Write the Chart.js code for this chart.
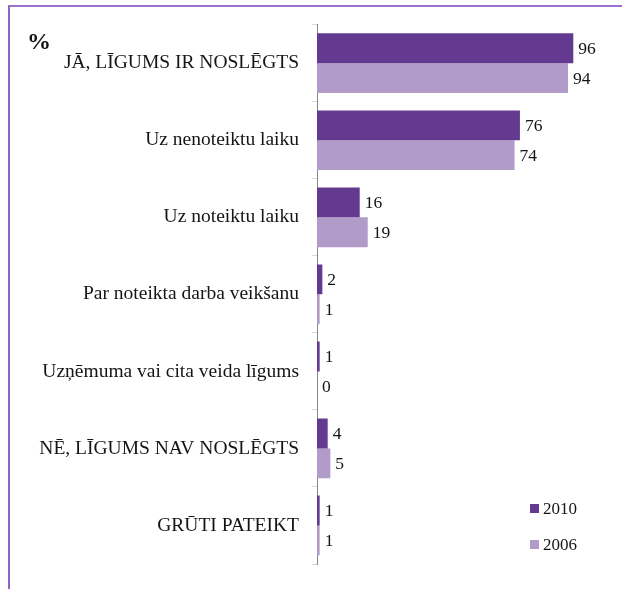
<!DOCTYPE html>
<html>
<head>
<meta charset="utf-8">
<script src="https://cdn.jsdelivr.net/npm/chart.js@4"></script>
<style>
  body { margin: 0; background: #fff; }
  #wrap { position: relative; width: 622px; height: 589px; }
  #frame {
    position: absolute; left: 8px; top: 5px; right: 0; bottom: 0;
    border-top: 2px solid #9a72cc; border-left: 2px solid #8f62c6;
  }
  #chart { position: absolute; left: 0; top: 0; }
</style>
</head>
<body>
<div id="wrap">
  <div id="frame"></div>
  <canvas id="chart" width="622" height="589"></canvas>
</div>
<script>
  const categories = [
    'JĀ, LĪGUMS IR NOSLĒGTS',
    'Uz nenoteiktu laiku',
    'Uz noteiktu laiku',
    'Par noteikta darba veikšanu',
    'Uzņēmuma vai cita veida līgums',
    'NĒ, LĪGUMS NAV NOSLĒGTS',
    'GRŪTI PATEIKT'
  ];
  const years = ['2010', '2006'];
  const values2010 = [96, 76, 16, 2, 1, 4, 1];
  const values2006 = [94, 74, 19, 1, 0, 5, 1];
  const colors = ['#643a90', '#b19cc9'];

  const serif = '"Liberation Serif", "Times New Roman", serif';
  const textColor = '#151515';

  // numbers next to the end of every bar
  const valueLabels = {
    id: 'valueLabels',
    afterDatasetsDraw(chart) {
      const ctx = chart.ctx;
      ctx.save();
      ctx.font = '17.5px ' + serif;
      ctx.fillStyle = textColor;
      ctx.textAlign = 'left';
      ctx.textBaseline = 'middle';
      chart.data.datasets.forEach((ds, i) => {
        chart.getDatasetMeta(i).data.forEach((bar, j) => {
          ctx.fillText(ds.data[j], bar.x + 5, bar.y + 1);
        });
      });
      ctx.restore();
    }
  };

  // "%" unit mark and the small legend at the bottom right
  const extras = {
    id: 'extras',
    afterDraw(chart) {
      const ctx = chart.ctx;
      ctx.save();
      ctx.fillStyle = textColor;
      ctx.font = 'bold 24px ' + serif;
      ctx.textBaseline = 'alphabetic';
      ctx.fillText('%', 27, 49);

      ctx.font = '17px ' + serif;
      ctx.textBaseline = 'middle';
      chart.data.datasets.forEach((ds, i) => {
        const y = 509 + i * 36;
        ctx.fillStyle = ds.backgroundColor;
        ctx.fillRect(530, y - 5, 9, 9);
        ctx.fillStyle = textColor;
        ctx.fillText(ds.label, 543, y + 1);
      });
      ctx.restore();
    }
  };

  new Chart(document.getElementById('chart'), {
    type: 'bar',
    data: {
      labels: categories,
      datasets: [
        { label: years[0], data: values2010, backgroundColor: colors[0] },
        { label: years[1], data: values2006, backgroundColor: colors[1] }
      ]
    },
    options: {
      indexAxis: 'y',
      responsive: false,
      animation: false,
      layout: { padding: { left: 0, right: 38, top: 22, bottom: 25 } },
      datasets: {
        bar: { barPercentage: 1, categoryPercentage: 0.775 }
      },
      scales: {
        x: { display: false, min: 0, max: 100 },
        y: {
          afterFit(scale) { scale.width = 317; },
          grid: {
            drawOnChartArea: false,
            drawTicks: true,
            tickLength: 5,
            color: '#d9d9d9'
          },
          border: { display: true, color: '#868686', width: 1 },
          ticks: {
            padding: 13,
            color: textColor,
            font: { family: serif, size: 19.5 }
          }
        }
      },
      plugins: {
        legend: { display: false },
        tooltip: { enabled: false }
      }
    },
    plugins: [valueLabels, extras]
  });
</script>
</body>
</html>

WHAT NEEDS TO BE DONE »
Starting at the first line of the material, output exactly the lines up to and including the one with "ctx.fillText('%', 27, 49);". Do not include the pictures.

RESULT OF THE TASK »
Write the Chart.js code for this chart.
<!DOCTYPE html>
<html>
<head>
<meta charset="utf-8">
<script src="https://cdn.jsdelivr.net/npm/chart.js@4"></script>
<style>
  body { margin: 0; background: #fff; }
  #wrap { position: relative; width: 622px; height: 589px; }
  #frame {
    position: absolute; left: 8px; top: 5px; right: 0; bottom: 0;
    border-top: 2px solid #9a72cc; border-left: 2px solid #8f62c6;
  }
  #chart { position: absolute; left: 0; top: 0; }
</style>
</head>
<body>
<div id="wrap">
  <div id="frame"></div>
  <canvas id="chart" width="622" height="589"></canvas>
</div>
<script>
  const categories = [
    'JĀ, LĪGUMS IR NOSLĒGTS',
    'Uz nenoteiktu laiku',
    'Uz noteiktu laiku',
    'Par noteikta darba veikšanu',
    'Uzņēmuma vai cita veida līgums',
    'NĒ, LĪGUMS NAV NOSLĒGTS',
    'GRŪTI PATEIKT'
  ];
  const years = ['2010', '2006'];
  const values2010 = [96, 76, 16, 2, 1, 4, 1];
  const values2006 = [94, 74, 19, 1, 0, 5, 1];
  const colors = ['#643a90', '#b19cc9'];

  const serif = '"Liberation Serif", "Times New Roman", serif';
  const textColor = '#151515';

  // numbers next to the end of every bar
  const valueLabels = {
    id: 'valueLabels',
    afterDatasetsDraw(chart) {
      const ctx = chart.ctx;
      ctx.save();
      ctx.font = '17.5px ' + serif;
      ctx.fillStyle = textColor;
      ctx.textAlign = 'left';
      ctx.textBaseline = 'middle';
      chart.data.datasets.forEach((ds, i) => {
        chart.getDatasetMeta(i).data.forEach((bar, j) => {
          ctx.fillText(ds.data[j], bar.x + 5, bar.y + 1);
        });
      });
      ctx.restore();
    }
  };

  // "%" unit mark and the small legend at the bottom right
  const extras = {
    id: 'extras',
    afterDraw(chart) {
      const ctx = chart.ctx;
      ctx.save();
      ctx.fillStyle = textColor;
      ctx.font = 'bold 24px ' + serif;
      ctx.textBaseline = 'alphabetic';
      ctx.fillText('%', 27, 49);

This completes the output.